2. Consumption; loss; useless expense; any loss or destruction which is neither necessary nor promotive of a good end; a loss for which there is no equivalent; as a waste of goods or money; a waste of time; a waste of labor; a waste of words.

Little wastes in great establishments, constantly occurring, may defeat the energies of a mighty capital.

3. A desolate or uncultivated country. The plains of Arabia are mostly a wide waste

4. Land untilled, though capable of tillage; as the wastes in England.

5. Ground, space or place unoccupied; as the etherial waste

In the dead waste and middle of the night.

6. Region ruined and deserted.

All the leafy nation sinks at last, and Vulcan rides in triumph oer the waste

7. Mischief; destruction.

He will never, I think, in the way of waste attempt us again.

8. In law, spoil, destruction or injury done to houses, woods, fences, lands, etc., by a tenant for life or for years, to the prejudice of the heir, or of him in reversion or remainder. waste is voluntary, as by pulling down buildings; or permissive, as by suffering them to fall for want of necessary repairs. Whatever does a lasting damage to the freehold, is a waste


Webster's 1828 Dictionary
Wasted

WASTED, participle passive

1. Expended without necessity or use; lost through negligence; squandered.

2. Diminished; dissipated; evaporated; exhausted.

3. Desolated; ruined; destroyed.


Webster's 1828 Dictionary
Wasteful

WASTEFUL, adjective

1. Lavish; prodigal; expending property, or that which is valuable, without necessity or use; applied to persons.

2. Destructive to property; ruinous; as wasteful practices or negligence; wasteful expenses.

3. Desolate; unoccupied; untilled; uncultivated.

In wilderness and wasteful deserts strayd.


Webster's 1828 Dictionary
Wastefully

WASTEFULLY, adverb In a lavish manner; with prodigality; in useless expenses or consumption.

Her lavish hand is wastefully profuse.


Webster's 1828 Dictionary
Wastefulness

WASTEFULNESS, noun Lavishness; prodigality; the act or practice of expending what is valuable without necessity or use.


Webster's 1828 Dictionary
Waste-gate

WASTE-GATE, noun A gate to let the water of a pond pass off when it is not wanted.


Webster's 1828 Dictionary
Wastel

WASTEL, noun A particular sort of bread; fine bread or cake.


Webster's 1828 Dictionary
Wasteness

WASTENESS, noun A desolate state; solitude.

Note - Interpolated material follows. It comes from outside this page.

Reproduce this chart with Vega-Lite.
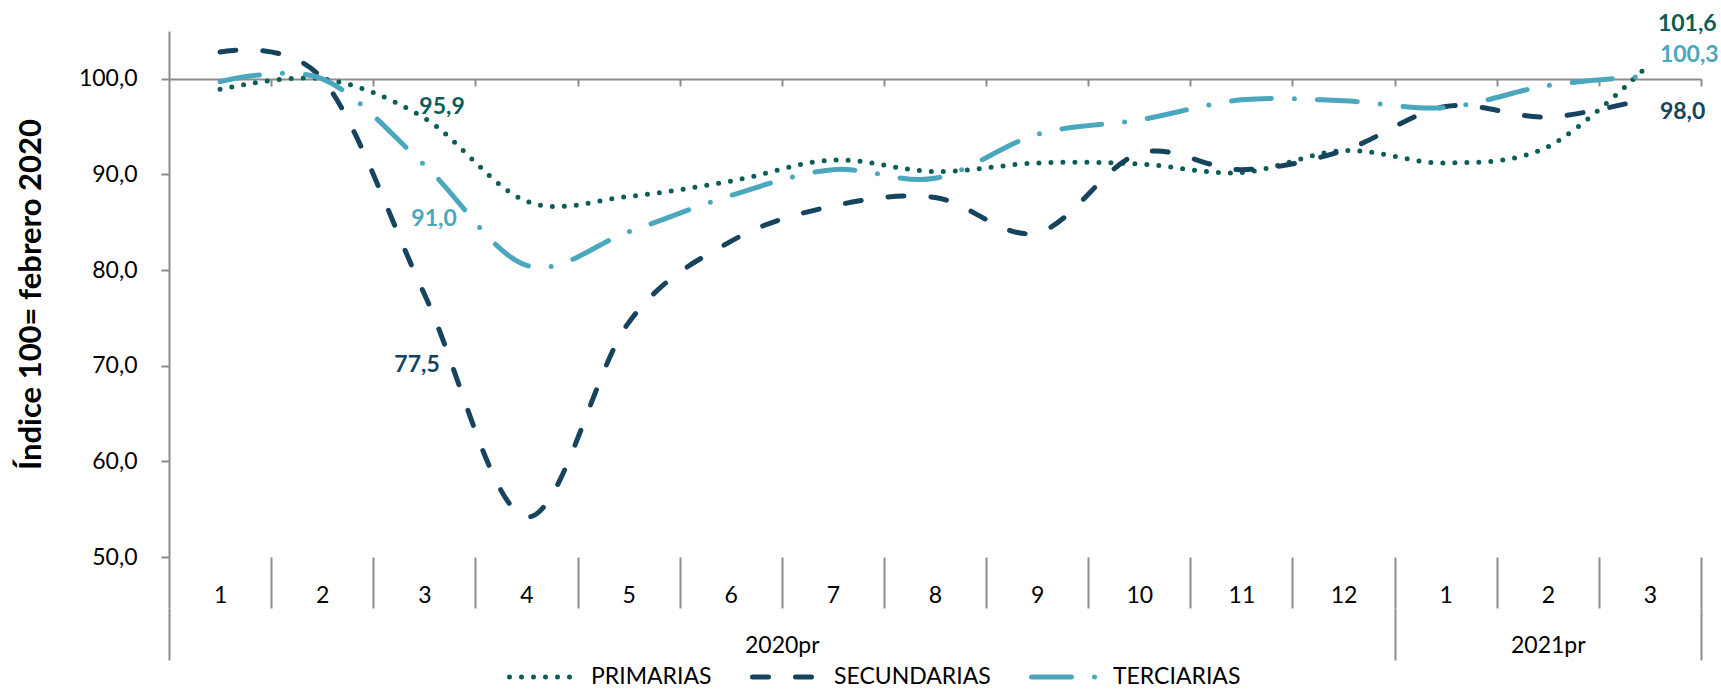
{
  "$schema": "https://vega.github.io/schema/vega-lite/v6.json",
  "width": 1532,
  "height": 526,
  "autosize": {"type": "none"},
  "padding": {"left": 169, "top": 31, "right": 20, "bottom": 133},
  "config": {
    "view": {"stroke": null},
    "font": "Lato",
    "locale": {"number": {"decimal": ",", "thousands": ".", "grouping": [3], "currency": ["", " €"]}},
    "axis": {
      "labelFont": "Lato", "labelFontSize": 23, "labelColor": "#000000",
      "domainColor": "#8c8c8c", "tickColor": "#8c8c8c", "domainWidth": 2, "tickWidth": 2,
      "grid": false, "titleFont": "Lato"
    },
    "legend": {"padding": 0}
  },
  "data": {"values": [
    {"serie": "PRIMARIAS", "n": 1, "valor": 98.9},
    {"serie": "PRIMARIAS", "n": 2, "valor": 100.0},
    {"serie": "PRIMARIAS", "n": 3, "valor": 95.9},
    {"serie": "PRIMARIAS", "n": 4, "valor": 87.2},
    {"serie": "PRIMARIAS", "n": 5, "valor": 87.7},
    {"serie": "PRIMARIAS", "n": 6, "valor": 89.3},
    {"serie": "PRIMARIAS", "n": 7, "valor": 91.5},
    {"serie": "PRIMARIAS", "n": 8, "valor": 90.3},
    {"serie": "PRIMARIAS", "n": 9, "valor": 91.2},
    {"serie": "PRIMARIAS", "n": 10, "valor": 91.1},
    {"serie": "PRIMARIAS", "n": 11, "valor": 90.2},
    {"serie": "PRIMARIAS", "n": 12, "valor": 92.5},
    {"serie": "PRIMARIAS", "n": 13, "valor": 91.2},
    {"serie": "PRIMARIAS", "n": 14, "valor": 92.9},
    {"serie": "PRIMARIAS", "n": 15, "valor": 101.6},
    {"serie": "SECUNDARIAS", "n": 1, "valor": 102.8},
    {"serie": "SECUNDARIAS", "n": 2, "valor": 100.0},
    {"serie": "SECUNDARIAS", "n": 3, "valor": 77.5},
    {"serie": "SECUNDARIAS", "n": 4, "valor": 54.2},
    {"serie": "SECUNDARIAS", "n": 5, "valor": 74.5},
    {"serie": "SECUNDARIAS", "n": 6, "valor": 83.0},
    {"serie": "SECUNDARIAS", "n": 7, "valor": 86.7},
    {"serie": "SECUNDARIAS", "n": 8, "valor": 87.6},
    {"serie": "SECUNDARIAS", "n": 9, "valor": 83.9},
    {"serie": "SECUNDARIAS", "n": 10, "valor": 92.2},
    {"serie": "SECUNDARIAS", "n": 11, "valor": 90.5},
    {"serie": "SECUNDARIAS", "n": 12, "valor": 92.5},
    {"serie": "SECUNDARIAS", "n": 13, "valor": 97.1},
    {"serie": "SECUNDARIAS", "n": 14, "valor": 96.0},
    {"serie": "SECUNDARIAS", "n": 15, "valor": 98.0},
    {"serie": "TERCIARIAS", "n": 1, "valor": 99.7},
    {"serie": "TERCIARIAS", "n": 2, "valor": 100.0},
    {"serie": "TERCIARIAS", "n": 3, "valor": 91.0},
    {"serie": "TERCIARIAS", "n": 4, "valor": 80.5},
    {"serie": "TERCIARIAS", "n": 5, "valor": 84.0},
    {"serie": "TERCIARIAS", "n": 6, "valor": 87.8},
    {"serie": "TERCIARIAS", "n": 7, "valor": 90.5},
    {"serie": "TERCIARIAS", "n": 8, "valor": 89.6},
    {"serie": "TERCIARIAS", "n": 9, "valor": 94.2},
    {"serie": "TERCIARIAS", "n": 10, "valor": 95.7},
    {"serie": "TERCIARIAS", "n": 11, "valor": 97.8},
    {"serie": "TERCIARIAS", "n": 12, "valor": 97.7},
    {"serie": "TERCIARIAS", "n": 13, "valor": 97.0},
    {"serie": "TERCIARIAS", "n": 14, "valor": 99.3},
    {"serie": "TERCIARIAS", "n": 15, "valor": 100.3}
  ]},
  "resolve": {"axis": {"x": "independent"}},
  "layer": [
    {
      "mark": {"type": "line", "interpolate": "cardinal", "strokeWidth": 5, "strokeCap": "round"},
      "encoding": {
        "x": {"field": "n", "type": "quantitative",
          "scale": {"domain": [0.5, 15.5], "nice": false, "zero": false},
          "axis": {"orient": "bottom", "offset": -478, "values": [1.5, 2.5, 3.5, 4.5, 5.5, 6.5, 7.5, 8.5, 9.5, 10.5, 11.5, 12.5, 13.5, 14.5, 15.5],
            "tickSize": 7, "labels": false, "title": null, "domain": true, "ticks": true}},
        "y": {"field": "valor", "type": "quantitative",
          "scale": {"domain": [50, 105], "nice": false, "zero": false},
          "axis": {"values": [50, 60, 70, 80, 90, 100], "format": ".1f", "tickSize": 8, "labelPadding": 24,
            "title": "Índice 100= febrero 2020", "titleFontSize": 31, "titleFontWeight": "bold", "titleColor": "#000000", "titlePadding": 31}},
        "color": {"field": "serie", "type": "nominal",
          "scale": {"domain": ["PRIMARIAS", "SECUNDARIAS", "TERCIARIAS"], "range": ["#0b5e58", "#16445f", "#4aa7be"]},
          "legend": {"orient": "none", "legendX": 338, "legendY": 633, "direction": "horizontal", "title": null,
            "symbolType": "stroke", "symbolSize": 4900, "symbolStrokeWidth": 5, "clipHeight": 26, "labelFontSize": 23, "labelFont": "Lato",
            "labelColor": "#000000", "labelOffset": 9, "columnPadding": 38, "labelLimit": 300,
            "encoding": {"symbols": {"strokeCap": {"value": "round"}}}}},
        "strokeDash": {"field": "serie", "type": "nominal",
          "scale": {"domain": ["PRIMARIAS", "SECUNDARIAS", "TERCIARIAS"], "range": [[0, 12], [16, 27], [40, 23, 0, 23]]},
          "legend": {"orient": "none", "legendX": 338, "legendY": 633, "direction": "horizontal", "title": null,
            "symbolType": "stroke", "symbolSize": 4900, "symbolStrokeWidth": 5, "clipHeight": 26, "labelFontSize": 23, "labelFont": "Lato",
            "labelColor": "#000000", "labelOffset": 9, "columnPadding": 38, "labelLimit": 300,
            "encoding": {"symbols": {"strokeCap": {"value": "round"}}}}}
      }
    },
    {
      "transform": [{"filter": "datum.serie == 'PRIMARIAS' && datum.n == 3"}],
      "mark": {"type": "text", "align": "left", "baseline": "middle", "dx": -5, "dy": -11, "fontSize": 23, "fontWeight": "bold", "font": "Lato"},
      "encoding": {
        "x": {"field": "n", "type": "quantitative",
          "axis": {"orient": "bottom", "offset": 0, "values": [0.5, 1.5, 2.5, 3.5, 4.5, 5.5, 6.5, 7.5, 8.5, 9.5, 10.5, 11.5, 12.5, 13.5, 14.5, 15.5],
            "tickSize": 51, "labels": false, "domain": false, "title": null}},
        "y": {"field": "valor", "type": "quantitative"},
        "text": {"field": "valor", "type": "quantitative", "format": ".1f"},
        "color": {"value": "#0b5e58"}
      }
    },
    {
      "transform": [{"filter": "datum.serie == 'TERCIARIAS' && datum.n == 3"}],
      "mark": {"type": "text", "align": "left", "baseline": "middle", "dx": -13, "dy": 54, "fontSize": 23, "fontWeight": "bold", "font": "Lato"},
      "encoding": {
        "x": {"field": "n", "type": "quantitative",
          "axis": {"orient": "bottom", "offset": 0, "values": [1, 2, 3, 4, 5, 6, 7, 8, 9, 10, 11, 12, 13, 14, 15],
            "labelExpr": "'' + (datum.value > 12 ? datum.value - 12 : datum.value)",
            "ticks": false, "tickSize": 0, "labelPadding": 38, "labelBaseline": "middle", "domain": false, "title": null}},
        "y": {"field": "valor", "type": "quantitative"},
        "text": {"field": "valor", "type": "quantitative", "format": ".1f"},
        "color": {"value": "#4aa7be"}
      }
    },
    {
      "transform": [{"filter": "datum.serie == 'SECUNDARIAS' && datum.n == 3"}],
      "mark": {"type": "text", "align": "left", "baseline": "middle", "dx": -30, "dy": 71, "fontSize": 23, "fontWeight": "bold", "font": "Lato"},
      "encoding": {
        "x": {"field": "n", "type": "quantitative",
          "axis": {"orient": "bottom", "offset": 51, "values": [0.5, 12.5, 15.5],
            "tickSize": 52, "labels": false, "domain": false, "title": null}},
        "y": {"field": "valor", "type": "quantitative"},
        "text": {"field": "valor", "type": "quantitative", "format": ".1f"},
        "color": {"value": "#16445f"}
      }
    },
    {
      "transform": [{"filter": "datum.serie == 'PRIMARIAS' && datum.n == 15"}],
      "mark": {"type": "text", "align": "left", "baseline": "middle", "dx": 8, "dy": -40, "fontSize": 23, "fontWeight": "bold", "font": "Lato"},
      "encoding": {
        "x": {"field": "n", "type": "quantitative",
          "axis": {"orient": "bottom", "offset": 51, "values": [6.5, 14],
            "labelExpr": "datum.value < 12 ? '2020pr' : '2021pr'",
            "ticks": false, "tickSize": 0, "labelPadding": 37, "labelBaseline": "middle", "domain": false, "title": null}},
        "y": {"field": "valor", "type": "quantitative"},
        "text": {"field": "valor", "type": "quantitative", "format": ".1f"},
        "color": {"value": "#0b5e58"}
      }
    },
    {
      "transform": [{"filter": "datum.serie == 'TERCIARIAS' && datum.n == 15"}],
      "mark": {"type": "text", "align": "left", "baseline": "middle", "dx": 10, "dy": -21, "fontSize": 23, "fontWeight": "bold", "font": "Lato"},
      "encoding": {
        "x": {"field": "n", "type": "quantitative", "axis": null},
        "y": {"field": "valor", "type": "quantitative"},
        "text": {"field": "valor", "type": "quantitative", "format": ".1f"},
        "color": {"value": "#4aa7be"}
      }
    },
    {
      "transform": [{"filter": "datum.serie == 'SECUNDARIAS' && datum.n == 15"}],
      "mark": {"type": "text", "align": "left", "baseline": "middle", "dx": 10, "dy": 14, "fontSize": 23, "fontWeight": "bold", "font": "Lato"},
      "encoding": {
        "x": {"field": "n", "type": "quantitative", "axis": null},
        "y": {"field": "valor", "type": "quantitative"},
        "text": {"field": "valor", "type": "quantitative", "format": ".1f"},
        "color": {"value": "#16445f"}
      }
    }
  ]
}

That day is a day of wrath, a day of trouble and distress, a day of wasteness Zephaniah 1:15.


Webster's 1828 Dictionary
Waster

WASTER, noun

1. One who is prodigal; one who squanders property; one who consumes extravagantly or without use.

He also that is slothful in his work, is brother to him who is a great waster Proverbs 18:9.

Sconces are great wasters of candles.

2. A kind of cudgel.


Webster's 1828 Dictionary
Wastethrift

WASTETHRIFT, noun [waste and thrift.] A spendthrift.


Webster's 1828 Dictionary
Waste-wier

WASTE-WIER, noun An overfall or wier for the superfluous water of a canal.